Ook Octavie Dumez moest naar Knokke: 1944
Eric Snauwaert - Dirk Valcke
Begin oktober 1944... ik was toen 14 jaar. Charles Haerinck, politieagent en belleman, meldde aan alle hoeken van de straten het bericht dat alle inwoners van Heist geëvacueerd moesten worden en naar Knokke moesten verhuizen.
Met een stootkar, waarop enkele kledingstukken en wat voedsel, trokken we met gans de familie naar Knokke. Tussen de bombardementen door zijn we dan tenslotte beland aan het Zoute-kerkje te Knokke waar we onze intrek konden nemen in de villa Soeur Ann.
De ganse familie (broers, zusters, tantes en nonkels, kinderen en kleinkinderen) kon daar bekomen van de doorgestane emoties.

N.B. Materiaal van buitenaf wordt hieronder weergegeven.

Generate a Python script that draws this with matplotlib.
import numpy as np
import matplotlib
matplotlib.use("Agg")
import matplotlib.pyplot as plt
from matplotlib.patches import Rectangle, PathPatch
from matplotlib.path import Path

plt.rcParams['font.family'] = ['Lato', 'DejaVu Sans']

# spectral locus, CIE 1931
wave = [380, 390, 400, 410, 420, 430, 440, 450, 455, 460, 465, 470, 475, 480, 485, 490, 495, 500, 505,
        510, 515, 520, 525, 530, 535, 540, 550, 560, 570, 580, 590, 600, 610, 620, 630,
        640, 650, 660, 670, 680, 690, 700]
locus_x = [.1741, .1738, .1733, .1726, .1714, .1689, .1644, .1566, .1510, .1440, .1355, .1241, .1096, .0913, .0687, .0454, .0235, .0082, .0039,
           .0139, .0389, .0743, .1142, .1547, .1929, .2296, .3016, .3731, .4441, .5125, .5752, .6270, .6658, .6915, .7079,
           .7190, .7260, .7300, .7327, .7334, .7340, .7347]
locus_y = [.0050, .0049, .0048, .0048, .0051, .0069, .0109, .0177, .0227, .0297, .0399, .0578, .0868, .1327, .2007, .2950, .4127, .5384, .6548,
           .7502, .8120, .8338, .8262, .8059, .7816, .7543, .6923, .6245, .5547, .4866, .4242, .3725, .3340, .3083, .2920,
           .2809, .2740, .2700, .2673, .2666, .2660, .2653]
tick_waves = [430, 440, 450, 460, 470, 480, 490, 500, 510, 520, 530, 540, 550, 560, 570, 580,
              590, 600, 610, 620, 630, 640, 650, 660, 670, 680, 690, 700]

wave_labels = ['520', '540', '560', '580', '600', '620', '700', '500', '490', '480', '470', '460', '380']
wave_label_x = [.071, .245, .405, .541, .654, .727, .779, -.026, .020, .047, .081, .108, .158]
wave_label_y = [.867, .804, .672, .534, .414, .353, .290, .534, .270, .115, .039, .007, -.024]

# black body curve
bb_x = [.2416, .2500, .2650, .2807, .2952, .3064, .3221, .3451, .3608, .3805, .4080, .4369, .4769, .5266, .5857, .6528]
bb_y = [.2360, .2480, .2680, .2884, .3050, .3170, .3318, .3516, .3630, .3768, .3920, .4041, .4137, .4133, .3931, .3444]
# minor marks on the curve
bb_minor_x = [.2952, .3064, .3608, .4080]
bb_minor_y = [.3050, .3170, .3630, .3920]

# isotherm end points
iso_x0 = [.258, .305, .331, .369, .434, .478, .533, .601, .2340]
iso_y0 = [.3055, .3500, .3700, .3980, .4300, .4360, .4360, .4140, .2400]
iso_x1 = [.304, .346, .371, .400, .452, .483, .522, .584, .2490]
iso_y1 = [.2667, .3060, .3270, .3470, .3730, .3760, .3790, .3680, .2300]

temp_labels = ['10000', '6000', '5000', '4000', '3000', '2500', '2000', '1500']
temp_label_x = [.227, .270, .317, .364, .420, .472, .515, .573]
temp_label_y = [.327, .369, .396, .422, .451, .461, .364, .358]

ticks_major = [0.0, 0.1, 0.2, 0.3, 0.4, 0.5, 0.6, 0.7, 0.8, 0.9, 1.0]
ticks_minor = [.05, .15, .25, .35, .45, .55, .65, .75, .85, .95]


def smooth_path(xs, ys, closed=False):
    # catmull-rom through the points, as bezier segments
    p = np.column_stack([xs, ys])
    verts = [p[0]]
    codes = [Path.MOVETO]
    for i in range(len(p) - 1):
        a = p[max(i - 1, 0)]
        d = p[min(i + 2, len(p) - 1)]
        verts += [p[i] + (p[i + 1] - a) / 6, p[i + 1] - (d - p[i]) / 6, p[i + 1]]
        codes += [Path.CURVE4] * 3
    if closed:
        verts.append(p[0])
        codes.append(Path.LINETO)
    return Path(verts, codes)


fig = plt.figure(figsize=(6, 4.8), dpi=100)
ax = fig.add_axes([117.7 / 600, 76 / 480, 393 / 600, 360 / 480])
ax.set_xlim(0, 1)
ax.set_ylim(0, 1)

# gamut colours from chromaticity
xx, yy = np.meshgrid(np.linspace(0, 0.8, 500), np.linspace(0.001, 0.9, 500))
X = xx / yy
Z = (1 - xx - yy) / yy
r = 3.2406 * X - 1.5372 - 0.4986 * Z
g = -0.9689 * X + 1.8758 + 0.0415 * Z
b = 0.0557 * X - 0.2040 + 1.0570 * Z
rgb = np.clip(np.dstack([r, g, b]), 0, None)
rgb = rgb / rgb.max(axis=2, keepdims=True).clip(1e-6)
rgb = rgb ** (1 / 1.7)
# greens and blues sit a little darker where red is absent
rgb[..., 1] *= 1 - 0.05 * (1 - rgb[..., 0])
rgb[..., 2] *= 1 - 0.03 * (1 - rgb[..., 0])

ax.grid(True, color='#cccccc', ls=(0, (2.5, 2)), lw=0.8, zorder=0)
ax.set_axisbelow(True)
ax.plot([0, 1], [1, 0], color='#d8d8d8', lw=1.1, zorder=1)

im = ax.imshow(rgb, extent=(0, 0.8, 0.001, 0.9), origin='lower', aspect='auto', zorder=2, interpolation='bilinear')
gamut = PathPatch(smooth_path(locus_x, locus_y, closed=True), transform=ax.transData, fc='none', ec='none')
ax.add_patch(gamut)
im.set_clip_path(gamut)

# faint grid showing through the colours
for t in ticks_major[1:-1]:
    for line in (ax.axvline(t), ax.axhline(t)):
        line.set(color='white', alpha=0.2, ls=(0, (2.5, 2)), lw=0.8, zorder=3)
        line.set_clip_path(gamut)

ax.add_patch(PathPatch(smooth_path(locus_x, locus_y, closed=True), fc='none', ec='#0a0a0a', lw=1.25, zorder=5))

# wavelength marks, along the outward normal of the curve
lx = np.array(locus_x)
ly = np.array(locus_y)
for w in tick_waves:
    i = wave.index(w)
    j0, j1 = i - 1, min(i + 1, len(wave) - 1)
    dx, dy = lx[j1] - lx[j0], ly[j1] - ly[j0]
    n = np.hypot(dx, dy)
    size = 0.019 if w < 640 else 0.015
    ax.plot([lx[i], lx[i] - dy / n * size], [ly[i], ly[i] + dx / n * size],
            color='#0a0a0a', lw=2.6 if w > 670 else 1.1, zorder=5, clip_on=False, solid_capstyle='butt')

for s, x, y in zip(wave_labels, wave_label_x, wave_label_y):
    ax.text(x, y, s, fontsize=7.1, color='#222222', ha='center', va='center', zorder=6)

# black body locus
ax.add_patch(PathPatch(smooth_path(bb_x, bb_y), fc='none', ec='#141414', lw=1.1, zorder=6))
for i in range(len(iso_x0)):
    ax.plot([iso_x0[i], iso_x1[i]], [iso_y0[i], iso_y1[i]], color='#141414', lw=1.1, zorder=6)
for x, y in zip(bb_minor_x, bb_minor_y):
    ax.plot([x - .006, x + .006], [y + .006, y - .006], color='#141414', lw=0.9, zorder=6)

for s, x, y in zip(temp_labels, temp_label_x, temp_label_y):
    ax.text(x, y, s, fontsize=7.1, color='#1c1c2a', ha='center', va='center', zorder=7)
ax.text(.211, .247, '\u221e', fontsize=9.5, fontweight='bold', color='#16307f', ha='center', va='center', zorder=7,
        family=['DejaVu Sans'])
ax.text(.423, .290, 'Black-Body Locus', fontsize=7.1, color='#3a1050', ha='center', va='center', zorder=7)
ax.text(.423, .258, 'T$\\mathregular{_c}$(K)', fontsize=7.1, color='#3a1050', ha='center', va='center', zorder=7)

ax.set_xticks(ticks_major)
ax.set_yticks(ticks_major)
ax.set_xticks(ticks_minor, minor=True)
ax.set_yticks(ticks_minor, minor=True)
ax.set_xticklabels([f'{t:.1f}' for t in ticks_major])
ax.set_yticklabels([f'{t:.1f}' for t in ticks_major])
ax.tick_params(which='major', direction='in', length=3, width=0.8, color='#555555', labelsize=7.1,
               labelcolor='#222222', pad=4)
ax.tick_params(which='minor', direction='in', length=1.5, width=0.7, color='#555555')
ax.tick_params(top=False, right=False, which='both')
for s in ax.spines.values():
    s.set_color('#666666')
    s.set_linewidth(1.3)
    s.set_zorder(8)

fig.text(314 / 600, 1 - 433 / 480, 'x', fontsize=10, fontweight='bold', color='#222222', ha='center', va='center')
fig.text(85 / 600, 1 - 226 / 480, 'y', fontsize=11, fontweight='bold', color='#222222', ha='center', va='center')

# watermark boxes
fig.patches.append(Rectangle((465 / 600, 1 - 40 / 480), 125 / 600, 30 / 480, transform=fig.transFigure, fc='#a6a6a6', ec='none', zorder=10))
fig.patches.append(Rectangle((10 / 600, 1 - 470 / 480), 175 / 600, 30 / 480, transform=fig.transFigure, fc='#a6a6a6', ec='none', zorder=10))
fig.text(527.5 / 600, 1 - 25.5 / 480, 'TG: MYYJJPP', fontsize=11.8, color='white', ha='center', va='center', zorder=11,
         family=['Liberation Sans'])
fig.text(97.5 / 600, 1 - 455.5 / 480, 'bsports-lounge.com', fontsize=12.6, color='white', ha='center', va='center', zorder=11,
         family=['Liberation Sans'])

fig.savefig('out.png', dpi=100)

Dagelijks ging vader naar “Winterhulp” om soep, in het dorp te Knokke. De kinderen gingen naar de Duitse soldaten toe om brood te halen en het viel op dat die jongere Duitse soldaten heel vriendelijk waren voor de kinderen.
Mijn vader, François, was een kei in het vangen van meeuwen, wat dan ook geregeld door moeder klaargemaakt werd voor middageten. Maar er werd ook veel paardenvlees gegeten.
Op een dag kwam vader zelfs met een levend paard naar huis, met de bedoeling het te slachten. Maar moeder Esther was veel te bang zodat men uiteindelijk het paard heeft moeten laten lopen.
Overdag zaten wij in de living van de villa, en ‘s nachts werd er geslapen in de kelders. Wij hebben ook een “blindvanger” gekregen. Gelukkig is die niet ontploft midden in de living, want anders waren er zeker vele doden gevallen. Vader kwam geregeld wel met het een of ander naar huis. Op een dag kwam hij binnen met een ganse kuip boerenboter (beste beuter). Dat was voor ons iets heel nieuws.
Eigenlijk hebben wij in de oorlog niets te kort gehad, dat vooral dank zij vader en de andere zusters.
Tijdens de woelige dagen van de eigenlijke bevrijding verbleven wij permanent in de kelders, maar nieuwsgierig als we waren trachten wij toch een en ander te zien. Zo herinner ik mij nog dat een aantal Duitse soldaten, met de handen op het hoofd, uit de bunkers kwamen en aangehouden werden door de Canadezen.
Eens de Duitsers weg waren trokken wij natuurlijk naar die bunkers, uit nieuwsgierigheid, maar vooral ook om te zien of er niets kon meegenomen worden. De bunkers staken vol eten: kaas, salami, conserven en boter. De Canadezen zelf hebben ons nog geholpen om een en ander mee te brengen naar ons huis, en stelden zelfs een vrachtwagen ter beschikking.
Slechts enkele dagen na de eigenlijke bevrijding zijn we reeds terug naar Heist getrokken, en dit met een wagen volgeladen met eten. In de moeilijke naoorlogse periode hebben wij er nog maanden kunnen van “genieten”. Toen we ons huis op de hoek van de Knokkestraat en de Onderwijsstraat bereikten, moesten wij vaststellen dat er veel beschadiging was. Het dak was voor de helft kapot, maar dat werd rap hersteld.
Wat ook een grote indruk op ons gemaakt heeft, is de repressieperiode. Ik heb nog gezien dat de meubels van mensen die hadden samengezworen met de Duitsers, in brand werden gestoken.
De oorlog was een zwarte bladzijde in ons leven, die wij evenwel hebben kunnen omdraaien zonder het verlies van familieleden. Gelukkig zijn er in onze familie tijdens de oorlog geen slachtoffers gevallen.